More news on the non-QM loan front, with the new rules set to go into effect on Friday…
The top mortgage lender in the country, Wells Fargo, has reportedly assigned some 400 underwriters to look over loans that don’t comply with the new Qualified Mortgage rule.
These so-called non-QM loans will likely be kept on the bank’s books, meaning more scrutiny is needed to ensure they don’t get stuck with any bad loans.
At the moment, the bank sells off most its loans via the originate-to-distribute model. And seeing that most fit the guidelines of Fannie Mae, Freddie Mac, or the FHA, underwriting is fairly straightforward.
Wells Fargo Home Mortgage Executive VP Brad Blackwell told Bloomberg in a telephone interview that the new specialized group of underwriters will “execute different policies and report to separate bosses.”
They’ll be located in six different locations around the country and training is scheduled to be complete by year-end.
For the record, they’ll be able to originate both QM and non-QM loans.

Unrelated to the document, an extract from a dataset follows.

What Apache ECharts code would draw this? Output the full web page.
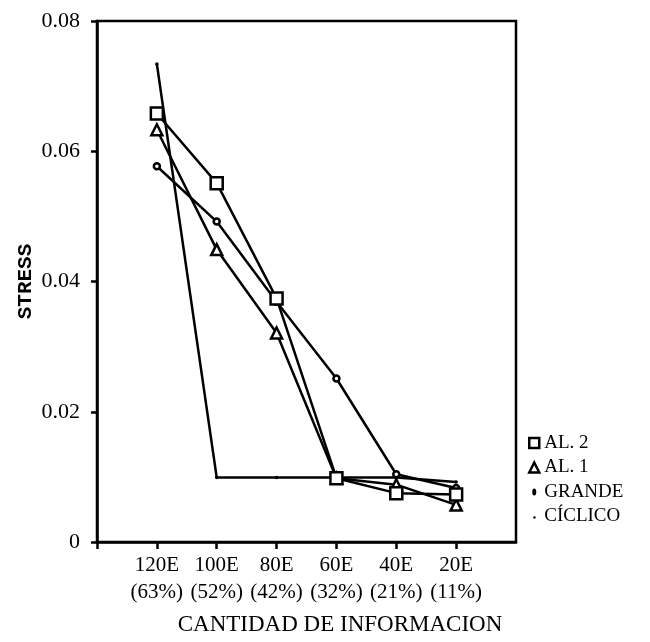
<!DOCTYPE html>
<html>
<head>
<meta charset="utf-8">
<script src="https://cdn.jsdelivr.net/npm/echarts@6/dist/echarts.min.js"></script>
<style>
html,body{margin:0;padding:0;background:#fff;}
#chart{width:650px;height:642px;}
</style>
</head>
<body>
<div id="chart"></div>
<script>
const categories = ['120E', '100E', '80E', '60E', '40E', '20E'];
const percents = ['(63%)', '(52%)', '(42%)', '(32%)', '(21%)', '(11%)'];
const al2 = [0.0658, 0.0551, 0.0374, 0.0098, 0.0075, 0.0073];
const al1 = [0.0633, 0.0449, 0.0321, 0.0098, 0.0088, 0.0057];
const grande = [0.0577, 0.0492, 0.0369, 0.0251, 0.0104, 0.0083];
const ciclico = [0.0734, 0.0099, 0.0099, 0.0099, 0.0099, 0.0092];
const yTicks = [0, 0.02, 0.04, 0.06, 0.08];

const serif = 'Liberation Serif';
const toPairs = arr => arr.map((v, i) => [i + 1, v]);

const chart = echarts.init(document.getElementById('chart'));
const lineBase = {
  type: 'line',
  lineStyle: { color: '#000', width: 2.5 },
  itemStyle: { color: '#fff', borderColor: '#000', borderWidth: 2.5 },
  showAllSymbol: true,
  animation: false,
  emphasis: { disabled: true }
};
chart.setOption({
  backgroundColor: '#fff',
  animation: false,
  grid: { left: 97, right: 134, top: 21, bottom: 100, show: true, borderColor: '#000', borderWidth: 2.5 },
  xAxis: {
    type: 'value', min: 0, max: 7, interval: 1,
    axisLine: { show: true, lineStyle: { color: '#000', width: 2.5 } },
    axisTick: { show: true, length: 7, lineStyle: { color: '#000', width: 2.5 }, customValues: [0, 1, 2, 3, 4, 5, 6] },
    splitLine: { show: false },
    axisLabel: {
      customValues: [1, 2, 3, 4, 5, 6],
      formatter: v => categories[v - 1] + '\n' + percents[v - 1],
      fontFamily: serif, fontSize: 21, color: '#000', lineHeight: 27, margin: 10
    },
    name: 'CANTIDAD DE INFORMACION',
    nameLocation: 'middle', nameGap: 71, nameMoveOverlap: false,
    nameTextStyle: { fontFamily: serif, fontSize: 23, color: '#000', padding: [0, 0, 0, 67] }
  },
  yAxis: {
    type: 'value', min: 0, max: 0.08, interval: 0.02,
    axisLine: { show: true, lineStyle: { color: '#000', width: 2.5 } },
    axisTick: { show: true, length: 6, lineStyle: { color: '#000', width: 2.5 } },
    splitLine: { show: false },
    axisLabel: {
      formatter: v => (v === 0 ? '0' : v.toFixed(2)),
      fontFamily: serif, fontSize: 22, color: '#000', margin: 17
    },
    name: 'STRESS', nameLocation: 'middle', nameGap: 61, nameMoveOverlap: false,
    nameTextStyle: { fontFamily: "'Liberation Mono', monospace", fontWeight: 'bold', fontSize: 21, color: '#000' }
  },
  legend: {
    orient: 'vertical', left: 523, top: 428, itemWidth: 10, itemHeight: 10, itemGap: 4.5,
    selectedMode: false,
    textStyle: { fontFamily: serif, fontSize: 19, color: '#000', lineHeight: 20 },
    data: [
      { name: 'AL. 2', icon: 'rect', itemStyle: { color: '#fff', borderColor: '#000', borderWidth: 2.5 } },
      { name: 'AL. 1', icon: 'triangle', itemStyle: { color: '#fff', borderColor: '#000', borderWidth: 2.5 } },
      { name: 'GRANDE', icon: 'path://M0,0M10,10M3,5a2,3.5 0 1,0 4,0a2,3.5 0 1,0 -4,0z', itemStyle: { color: '#000', borderWidth: 0 } },
      { name: 'CÍCLICO', icon: 'path://M0,0M10,10M4,6a1.2,1.2 0 1,0 2.4,0a1.2,1.2 0 1,0 -2.4,0z', itemStyle: { color: '#000', borderWidth: 0 } }
    ]
  },
  series: [
    Object.assign({}, lineBase, { name: 'CÍCLICO', data: toPairs(ciclico), symbol: 'circle', symbolSize: 3.5,
      itemStyle: { color: '#000', borderColor: '#000', borderWidth: 0 }, z: 2 }),
    Object.assign({}, lineBase, { name: 'GRANDE', data: toPairs(grande), symbol: 'circle', symbolSize: 6, z: 3 }),
    Object.assign({}, lineBase, { name: 'AL. 1', data: toPairs(al1), symbol: 'triangle', symbolSize: 11, z: 4 }),
    Object.assign({}, lineBase, { name: 'AL. 2', data: toPairs(al2), symbol: 'rect', symbolSize: 12, z: 5 })
  ]
});
</script>
</body>
</html>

Non-QM Loans Could Represent 5% of Bank’s Volume
Blackwell added that non-QM loans could represent as much as 40% of the bank’s non-conforming loan volume, or five percent of all mortgages originated.
Currently, Wells has roughly $72.4 billion in non-conforming loans (those that don’t meet the standards of Fannie Mae and Freddie Mac) on their books.

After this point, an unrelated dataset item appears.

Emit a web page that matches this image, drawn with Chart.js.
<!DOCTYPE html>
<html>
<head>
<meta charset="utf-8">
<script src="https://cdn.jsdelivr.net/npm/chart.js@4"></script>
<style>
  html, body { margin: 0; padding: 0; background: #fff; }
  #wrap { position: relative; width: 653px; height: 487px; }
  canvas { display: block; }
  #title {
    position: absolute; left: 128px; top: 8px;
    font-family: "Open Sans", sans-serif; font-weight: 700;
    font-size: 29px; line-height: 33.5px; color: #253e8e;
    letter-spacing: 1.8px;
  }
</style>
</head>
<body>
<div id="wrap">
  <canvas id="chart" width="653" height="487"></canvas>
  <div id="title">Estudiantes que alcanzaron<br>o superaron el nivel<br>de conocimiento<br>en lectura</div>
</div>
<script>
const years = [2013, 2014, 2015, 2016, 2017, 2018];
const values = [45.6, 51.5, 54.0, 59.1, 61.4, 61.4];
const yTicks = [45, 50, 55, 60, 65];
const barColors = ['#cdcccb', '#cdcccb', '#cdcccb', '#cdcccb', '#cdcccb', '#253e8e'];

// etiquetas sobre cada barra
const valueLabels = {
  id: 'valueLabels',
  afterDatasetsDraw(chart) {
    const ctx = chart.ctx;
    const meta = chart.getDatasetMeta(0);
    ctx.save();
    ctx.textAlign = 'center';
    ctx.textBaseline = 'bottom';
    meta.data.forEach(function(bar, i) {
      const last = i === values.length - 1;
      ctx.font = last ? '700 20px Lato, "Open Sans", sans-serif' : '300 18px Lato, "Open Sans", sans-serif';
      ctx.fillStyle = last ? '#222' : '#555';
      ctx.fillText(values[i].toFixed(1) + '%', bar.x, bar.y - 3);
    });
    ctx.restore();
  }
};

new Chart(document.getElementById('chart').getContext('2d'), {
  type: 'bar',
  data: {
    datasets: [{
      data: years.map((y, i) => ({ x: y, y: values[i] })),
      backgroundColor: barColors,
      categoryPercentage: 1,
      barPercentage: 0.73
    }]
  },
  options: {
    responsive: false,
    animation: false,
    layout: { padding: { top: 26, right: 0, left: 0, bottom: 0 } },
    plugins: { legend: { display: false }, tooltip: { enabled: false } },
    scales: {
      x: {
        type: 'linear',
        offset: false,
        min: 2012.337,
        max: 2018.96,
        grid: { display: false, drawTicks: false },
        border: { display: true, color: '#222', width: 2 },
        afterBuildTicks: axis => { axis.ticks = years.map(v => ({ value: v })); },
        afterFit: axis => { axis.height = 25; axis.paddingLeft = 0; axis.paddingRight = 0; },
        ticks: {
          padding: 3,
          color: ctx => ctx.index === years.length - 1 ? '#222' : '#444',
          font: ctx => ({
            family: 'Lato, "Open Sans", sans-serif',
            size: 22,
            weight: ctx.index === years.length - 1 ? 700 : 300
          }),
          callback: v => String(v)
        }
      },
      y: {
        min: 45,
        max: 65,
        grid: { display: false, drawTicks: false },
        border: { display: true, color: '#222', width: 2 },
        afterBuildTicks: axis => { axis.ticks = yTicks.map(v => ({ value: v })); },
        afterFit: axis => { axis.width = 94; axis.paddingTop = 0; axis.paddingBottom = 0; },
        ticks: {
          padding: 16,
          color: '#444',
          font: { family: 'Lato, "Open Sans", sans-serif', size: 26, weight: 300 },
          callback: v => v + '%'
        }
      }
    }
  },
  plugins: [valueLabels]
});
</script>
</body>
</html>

The company added about $14.5 billion in such loans during the six months ending in September. Chances are most are jumbo mortgages of the utmost quality.
The expectation is that more and more banks will dip their toes into the non-QM waters as refinance volume continues to dry up.
During the final month of 2013, mortgage application volume fell to its lowest point in more than 12 years, according to the Mortgage Bankers Association.
So loan originators will certainly need to come up with new ways to drum up business.
Of course, these offerings will probably be directed at the strongest borrowers first, including high-net worth individuals and those with pristine credit.
Over time, we might see expanded guidelines as investors pledge to buy non-QM loans, enabling lenders to pitch them with less fear.
And it could be big business. Raj Date, former deputy director of the CFPB, the group behind the QM rule, told Bloomberg the non-QM market could be a $400 billion per year business.
While that might be good for banks, one major concern is that quality could go out of the window as lenders look for new ways to make up for the shortfall, similar to the recent subprime bust. And then we’ll be back to square one.